The weight of this species varies from twenty-six ounces to two pounds. The length is nineteen inches, and the breadth thirty-one. The bill is bluish-black, short, thick, and elevated at the base; the head large, slightly crested, and black, or rather of a glossy bottle-green, with violet reflections; a large white spot is placed on the space on each side between the corners of the mouth and the eyes, the irides of which are of a golden-yellow; the throat, and a small portion of the upper part of the neck, are of a sooty or velvet-black; the lower, to the shoulders, the breast, belly, and vent, white; but some of the side-feathers, and those which cover the thighs, are tipped with black; the scapulars white and deep black; of the latter colour are also the adjoining long tertial feathers, and those on the greater part of the back; the first fourteen primary quills, with all the outside edge of the wing, including the ridge and a portion of the coverts, are brownish black; the middle part of the wing is white, crossed by a narrow black stripe, which is formed by the tips of the lesser coverts; tail dark, hoary brown; legs short, of a reddish yellow colour, with the webs dusky; the inner and hinder toes are furnished with lateral webs; on the latter these webs are large and flapped. Willoughby says, “the windpipe hath a labyrinth at the divarication, and besides, above swells out into a belly or puff-like cavity.”
These birds do not congregate in large flocks, nor are they numerous on the British shores, or on the lakes in the interior. They are late in taking their departure northward in the spring, the specimens before mentioned being shot in April. In their flight they make they air whistle with the vigorous quick strokes of their wings; they are excellent divers, and seldom set foot on the shore, upon which, it is said, they walk with great apparent difficulty, and, except in the breeding season, only repair to it for the purpose of taking their repose.
The attempts which were made by M. Baillon to domesticate these birds, he informs the Count de Buffon, quite failed of success.
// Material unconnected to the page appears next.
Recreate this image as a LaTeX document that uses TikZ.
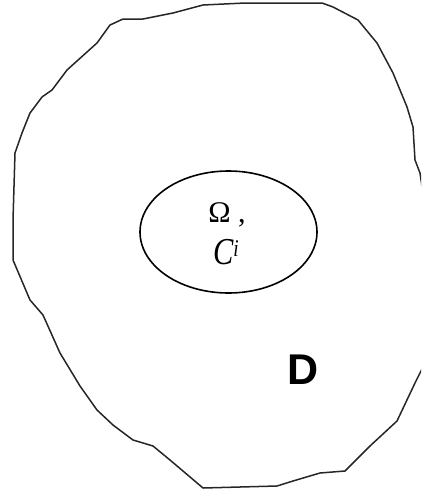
\documentclass[tikz,border=0pt]{standalone}
\usepackage{fontspec}
\usepackage{graphicx}
\setmainfont{Liberation Serif}
\newfontfamily\dfont{Liberation Sans}
\usetikzlibrary{shapes.geometric}
\begin{document}
\begin{tikzpicture}[x=1pt,y=-1pt,
  bound/.style={draw=black!85, line width=1.5pt, line join=round},
  region/.style={ellipse, draw=black, line width=1.6pt, inner sep=0pt},
  lbl/.style={inner sep=0pt}]
\useasboundingbox (0,0) rectangle (421,493);
\clip (0,0) rectangle (421,493);
\draw[bound] (97,43) -- (110,25) -- (123,19) -- (143,19) -- (173,13) -- (203,5) -- (245,3) -- (322,3) -- (333,7) -- (358,20) -- (377,43) -- (393,73) -- (407,107) -- (413,127) -- (415,160) -- (420,173) -- (424,200)
  -- (424,365) -- (415,383) -- (397,421) -- (370,446) -- (345,471) -- (320,473) -- (293,481) -- (277,486) -- (203,488) -- (170,460) -- (153,446) -- (133,440) -- (113,425) -- (97,410) -- (80,386) -- (60,353) -- (43,315) -- (30,300) -- (13,260) -- (13,220) -- (15,153) -- (22,133) -- (30,113) -- (42,97) -- (52,90) -- (67,70) -- cycle;
\node[region, minimum width=177pt, minimum height=122pt] (omega) at (228.5,232) {};
\node[lbl, font=\fontsize{30}{30}\selectfont] (om) at (227,215) {Ω ,};
\node[lbl] (ci) at (226,252) {\scalebox{0.8}[1]{\itshape\fontsize{38}{38}\selectfont C\raisebox{8pt}{\fontsize{24}{24}\selectfont i}}};
\node[lbl, font=\dfont\bfseries\fontsize{43}{43}\selectfont] (d) at (303.5,370) {D};
\end{tikzpicture}
\end{document}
An extraordinary occurrence took place, March, 1810, near Drumburgh, a fisherman, placed a flounder-net in the river Eden, which is subject to the flux and reflux of the tide, and on his returning to take up his net, instead of finding fish, he found it loaded with wild ducks; during his absence, a fleet of these birds had alighted below the net, and on the flowing of the tide, were carried, from the contraction of the channel, with great impetuosity into the net, and were drowned. He caught one hundred and seventy golden-eyed wild ducks, supposed to be from the Orkneys, as very rarely any of that species frequent that part of the country.—Bewick.
Golden Oriole (Oriolus galbula, Linn.), s.
This is the only species ever found in England, a few instances of which only are on record. It is about the size of a blackbird: length nine inches and a half. The bill is brownish red; irides red. General colour of the plumage fine golden yellow; between the bill and eye a streak of black; the wings black, marked here and there with yellow, and a patch of the same in the middle of the wing; the two middle feathers of the tail are black, inclining to olive at the base, the very tips yellow; the base half of the others black, the rest yellow; legs lead-colour; claws black.
The female is of a dull greenish brown in those parts where the male is black. Wings dusky; tail dirty green; all but the two middle feathers yellowish white at the ends.